DATA EXTRACT ->

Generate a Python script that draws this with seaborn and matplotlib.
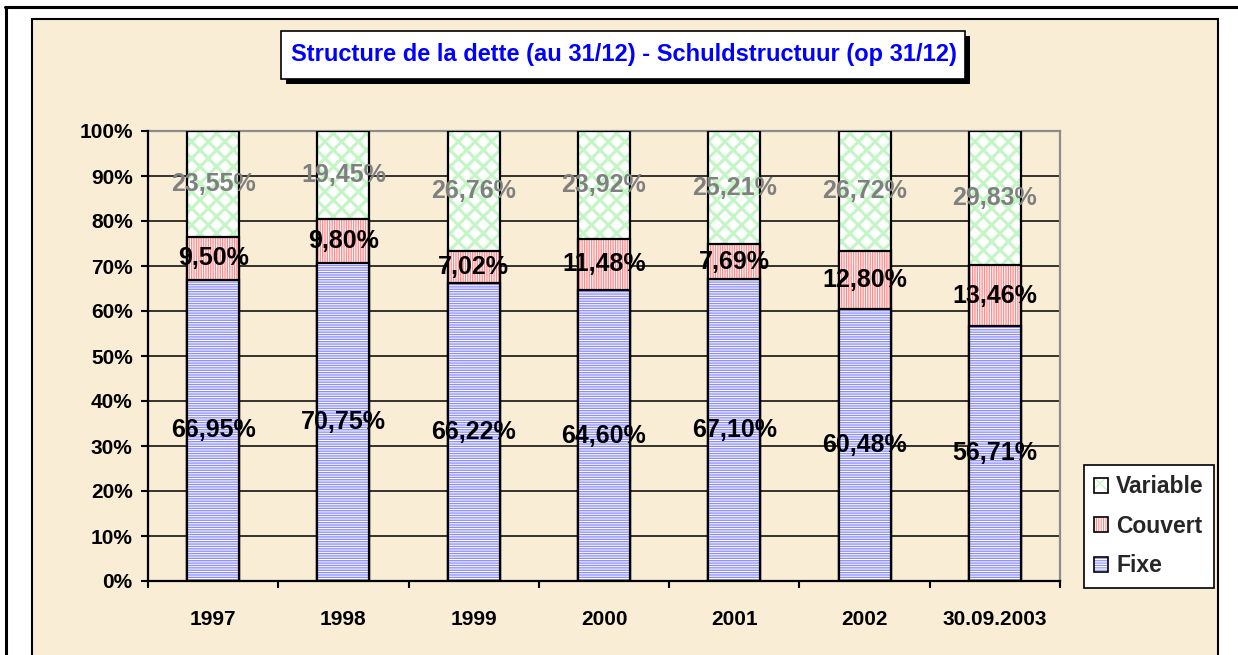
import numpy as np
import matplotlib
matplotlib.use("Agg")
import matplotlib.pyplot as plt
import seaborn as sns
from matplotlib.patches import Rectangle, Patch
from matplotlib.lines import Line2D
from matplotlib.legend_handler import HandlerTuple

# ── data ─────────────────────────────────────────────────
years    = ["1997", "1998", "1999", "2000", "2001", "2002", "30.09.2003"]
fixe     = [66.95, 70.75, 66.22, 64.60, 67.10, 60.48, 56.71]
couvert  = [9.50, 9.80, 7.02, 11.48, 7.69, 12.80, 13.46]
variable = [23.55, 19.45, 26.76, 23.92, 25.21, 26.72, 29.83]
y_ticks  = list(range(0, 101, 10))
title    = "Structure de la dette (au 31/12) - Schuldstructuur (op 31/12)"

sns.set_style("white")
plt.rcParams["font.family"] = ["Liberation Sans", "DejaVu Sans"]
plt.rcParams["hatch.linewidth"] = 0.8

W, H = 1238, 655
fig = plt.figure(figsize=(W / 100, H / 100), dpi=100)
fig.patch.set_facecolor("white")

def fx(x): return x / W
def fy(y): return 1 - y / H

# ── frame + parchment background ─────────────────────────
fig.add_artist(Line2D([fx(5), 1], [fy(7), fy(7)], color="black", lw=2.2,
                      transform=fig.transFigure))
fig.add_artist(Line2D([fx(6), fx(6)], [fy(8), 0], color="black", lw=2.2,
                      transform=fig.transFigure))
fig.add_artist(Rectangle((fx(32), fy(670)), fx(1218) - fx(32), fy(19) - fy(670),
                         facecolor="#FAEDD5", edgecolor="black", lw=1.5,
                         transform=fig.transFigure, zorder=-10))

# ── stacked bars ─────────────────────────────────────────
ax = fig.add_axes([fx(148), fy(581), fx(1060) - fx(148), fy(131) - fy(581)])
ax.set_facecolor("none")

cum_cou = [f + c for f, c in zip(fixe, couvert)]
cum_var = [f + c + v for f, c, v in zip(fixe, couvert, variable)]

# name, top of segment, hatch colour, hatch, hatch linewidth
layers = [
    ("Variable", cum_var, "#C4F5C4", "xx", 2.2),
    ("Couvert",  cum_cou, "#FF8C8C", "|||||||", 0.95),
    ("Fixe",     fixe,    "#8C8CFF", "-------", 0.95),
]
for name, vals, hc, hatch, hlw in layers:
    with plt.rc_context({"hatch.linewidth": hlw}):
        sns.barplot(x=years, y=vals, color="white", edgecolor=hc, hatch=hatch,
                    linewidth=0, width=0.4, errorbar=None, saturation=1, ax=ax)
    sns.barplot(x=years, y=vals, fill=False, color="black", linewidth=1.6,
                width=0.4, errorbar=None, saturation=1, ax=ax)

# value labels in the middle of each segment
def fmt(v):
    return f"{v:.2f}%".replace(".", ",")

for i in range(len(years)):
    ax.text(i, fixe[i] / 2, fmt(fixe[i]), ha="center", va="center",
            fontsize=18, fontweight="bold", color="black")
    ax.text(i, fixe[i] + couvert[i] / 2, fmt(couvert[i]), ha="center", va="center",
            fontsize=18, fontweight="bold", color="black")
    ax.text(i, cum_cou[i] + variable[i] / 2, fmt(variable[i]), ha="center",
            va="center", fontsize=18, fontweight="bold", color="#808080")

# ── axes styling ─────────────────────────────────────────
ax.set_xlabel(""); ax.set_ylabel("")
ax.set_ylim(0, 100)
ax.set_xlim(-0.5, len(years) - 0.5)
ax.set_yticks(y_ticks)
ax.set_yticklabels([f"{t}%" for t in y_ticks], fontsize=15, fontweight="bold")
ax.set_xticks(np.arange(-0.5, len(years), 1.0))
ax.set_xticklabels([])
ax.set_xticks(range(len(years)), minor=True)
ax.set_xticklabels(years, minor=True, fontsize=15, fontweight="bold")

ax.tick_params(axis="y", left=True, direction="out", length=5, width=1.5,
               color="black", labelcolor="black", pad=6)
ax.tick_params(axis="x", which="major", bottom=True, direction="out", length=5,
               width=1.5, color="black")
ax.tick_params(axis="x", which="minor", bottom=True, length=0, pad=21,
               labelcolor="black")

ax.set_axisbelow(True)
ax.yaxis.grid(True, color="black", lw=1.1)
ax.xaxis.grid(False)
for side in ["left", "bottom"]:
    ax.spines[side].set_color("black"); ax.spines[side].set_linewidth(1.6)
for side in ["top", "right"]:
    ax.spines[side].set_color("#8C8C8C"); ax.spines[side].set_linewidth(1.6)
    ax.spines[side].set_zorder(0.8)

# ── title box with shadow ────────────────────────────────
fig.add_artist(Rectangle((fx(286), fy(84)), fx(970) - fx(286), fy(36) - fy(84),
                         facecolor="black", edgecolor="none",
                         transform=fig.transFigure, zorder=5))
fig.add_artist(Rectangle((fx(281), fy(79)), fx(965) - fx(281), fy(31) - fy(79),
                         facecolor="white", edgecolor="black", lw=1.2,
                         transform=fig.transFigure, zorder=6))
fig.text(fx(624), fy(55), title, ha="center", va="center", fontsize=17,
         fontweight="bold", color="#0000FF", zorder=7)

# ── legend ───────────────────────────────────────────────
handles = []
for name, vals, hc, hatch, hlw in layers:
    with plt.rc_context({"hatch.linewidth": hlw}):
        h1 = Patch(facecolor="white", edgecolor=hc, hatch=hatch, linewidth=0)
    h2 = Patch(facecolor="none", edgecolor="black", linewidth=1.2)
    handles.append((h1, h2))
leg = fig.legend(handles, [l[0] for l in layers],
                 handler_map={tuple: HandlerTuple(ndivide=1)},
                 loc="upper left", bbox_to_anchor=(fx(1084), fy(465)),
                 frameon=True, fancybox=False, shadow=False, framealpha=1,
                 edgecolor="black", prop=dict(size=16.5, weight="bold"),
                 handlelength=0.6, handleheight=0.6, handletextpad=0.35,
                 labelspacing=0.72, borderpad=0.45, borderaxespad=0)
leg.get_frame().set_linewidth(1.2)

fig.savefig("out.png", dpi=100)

CHALLENGE ->
Print the whole listing above once more, word for word, without its pictures.

WRITTEN REPLY ->
Generate a Python script that draws this with seaborn and matplotlib.
import numpy as np
import matplotlib
matplotlib.use("Agg")
import matplotlib.pyplot as plt
import seaborn as sns
from matplotlib.patches import Rectangle, Patch
from matplotlib.lines import Line2D
from matplotlib.legend_handler import HandlerTuple

# ── data ─────────────────────────────────────────────────
years    = ["1997", "1998", "1999", "2000", "2001", "2002", "30.09.2003"]
fixe     = [66.95, 70.75, 66.22, 64.60, 67.10, 60.48, 56.71]
couvert  = [9.50, 9.80, 7.02, 11.48, 7.69, 12.80, 13.46]
variable = [23.55, 19.45, 26.76, 23.92, 25.21, 26.72, 29.83]
y_ticks  = list(range(0, 101, 10))
title    = "Structure de la dette (au 31/12) - Schuldstructuur (op 31/12)"

sns.set_style("white")
plt.rcParams["font.family"] = ["Liberation Sans", "DejaVu Sans"]
plt.rcParams["hatch.linewidth"] = 0.8

W, H = 1238, 655
fig = plt.figure(figsize=(W / 100, H / 100), dpi=100)
fig.patch.set_facecolor("white")

def fx(x): return x / W
def fy(y): return 1 - y / H

# ── frame + parchment background ─────────────────────────
fig.add_artist(Line2D([fx(5), 1], [fy(7), fy(7)], color="black", lw=2.2,
                      transform=fig.transFigure))
fig.add_artist(Line2D([fx(6), fx(6)], [fy(8), 0], color="black", lw=2.2,
                      transform=fig.transFigure))
fig.add_artist(Rectangle((fx(32), fy(670)), fx(1218) - fx(32), fy(19) - fy(670),
                         facecolor="#FAEDD5", edgecolor="black", lw=1.5,
                         transform=fig.transFigure, zorder=-10))

# ── stacked bars ─────────────────────────────────────────
ax = fig.add_axes([fx(148), fy(581), fx(1060) - fx(148), fy(131) - fy(581)])
ax.set_facecolor("none")

cum_cou = [f + c for f, c in zip(fixe, couvert)]
cum_var = [f + c + v for f, c, v in zip(fixe, couvert, variable)]

# name, top of segment, hatch colour, hatch, hatch linewidth
layers = [
    ("Variable", cum_var, "#C4F5C4", "xx", 2.2),
    ("Couvert",  cum_cou, "#FF8C8C", "|||||||", 0.95),
    ("Fixe",     fixe,    "#8C8CFF", "-------", 0.95),
]
for name, vals, hc, hatch, hlw in layers:
    with plt.rc_context({"hatch.linewidth": hlw}):
        sns.barplot(x=years, y=vals, color="white", edgecolor=hc, hatch=hatch,
                    linewidth=0, width=0.4, errorbar=None, saturation=1, ax=ax)
    sns.barplot(x=years, y=vals, fill=False, color="black", linewidth=1.6,
                width=0.4, errorbar=None, saturation=1, ax=ax)

# value labels in the middle of each segment
def fmt(v):
    return f"{v:.2f}%".replace(".", ",")

for i in range(len(years)):
    ax.text(i, fixe[i] / 2, fmt(fixe[i]), ha="center", va="center",
            fontsize=18, fontweight="bold", color="black")
    ax.text(i, fixe[i] + couvert[i] / 2, fmt(couvert[i]), ha="center", va="center",
            fontsize=18, fontweight="bold", color="black")
    ax.text(i, cum_cou[i] + variable[i] / 2, fmt(variable[i]), ha="center",
            va="center", fontsize=18, fontweight="bold", color="#808080")

# ── axes styling ─────────────────────────────────────────
ax.set_xlabel(""); ax.set_ylabel("")
ax.set_ylim(0, 100)
ax.set_xlim(-0.5, len(years) - 0.5)
ax.set_yticks(y_ticks)
ax.set_yticklabels([f"{t}%" for t in y_ticks], fontsize=15, fontweight="bold")
ax.set_xticks(np.arange(-0.5, len(years), 1.0))
ax.set_xticklabels([])
ax.set_xticks(range(len(years)), minor=True)
ax.set_xticklabels(years, minor=True, fontsize=15, fontweight="bold")

ax.tick_params(axis="y", left=True, direction="out", length=5, width=1.5,
               color="black", labelcolor="black", pad=6)
ax.tick_params(axis="x", which="major", bottom=True, direction="out", length=5,
               width=1.5, color="black")
ax.tick_params(axis="x", which="minor", bottom=True, length=0, pad=21,
               labelcolor="black")

ax.set_axisbelow(True)
ax.yaxis.grid(True, color="black", lw=1.1)
ax.xaxis.grid(False)
for side in ["left", "bottom"]:
    ax.spines[side].set_color("black"); ax.spines[side].set_linewidth(1.6)
for side in ["top", "right"]:
    ax.spines[side].set_color("#8C8C8C"); ax.spines[side].set_linewidth(1.6)
    ax.spines[side].set_zorder(0.8)

# ── title box with shadow ────────────────────────────────
fig.add_artist(Rectangle((fx(286), fy(84)), fx(970) - fx(286), fy(36) - fy(84),
                         facecolor="black", edgecolor="none",
                         transform=fig.transFigure, zorder=5))
fig.add_artist(Rectangle((fx(281), fy(79)), fx(965) - fx(281), fy(31) - fy(79),
                         facecolor="white", edgecolor="black", lw=1.2,
                         transform=fig.transFigure, zorder=6))
fig.text(fx(624), fy(55), title, ha="center", va="center", fontsize=17,
         fontweight="bold", color="#0000FF", zorder=7)

# ── legend ───────────────────────────────────────────────
handles = []
for name, vals, hc, hatch, hlw in layers:
    with plt.rc_context({"hatch.linewidth": hlw}):
        h1 = Patch(facecolor="white", edgecolor=hc, hatch=hatch, linewidth=0)
    h2 = Patch(facecolor="none", edgecolor="black", linewidth=1.2)
    handles.append((h1, h2))
leg = fig.legend(handles, [l[0] for l in layers],
                 handler_map={tuple: HandlerTuple(ndivide=1)},
                 loc="upper left", bbox_to_anchor=(fx(1084), fy(465)),
                 frameon=True, fancybox=False, shadow=False, framealpha=1,
                 edgecolor="black", prop=dict(size=16.5, weight="bold"),
                 handlelength=0.6, handleheight=0.6, handletextpad=0.35,
                 labelspacing=0.72, borderpad=0.45, borderaxespad=0)
leg.get_frame().set_linewidth(1.2)

fig.savefig("out.png", dpi=100)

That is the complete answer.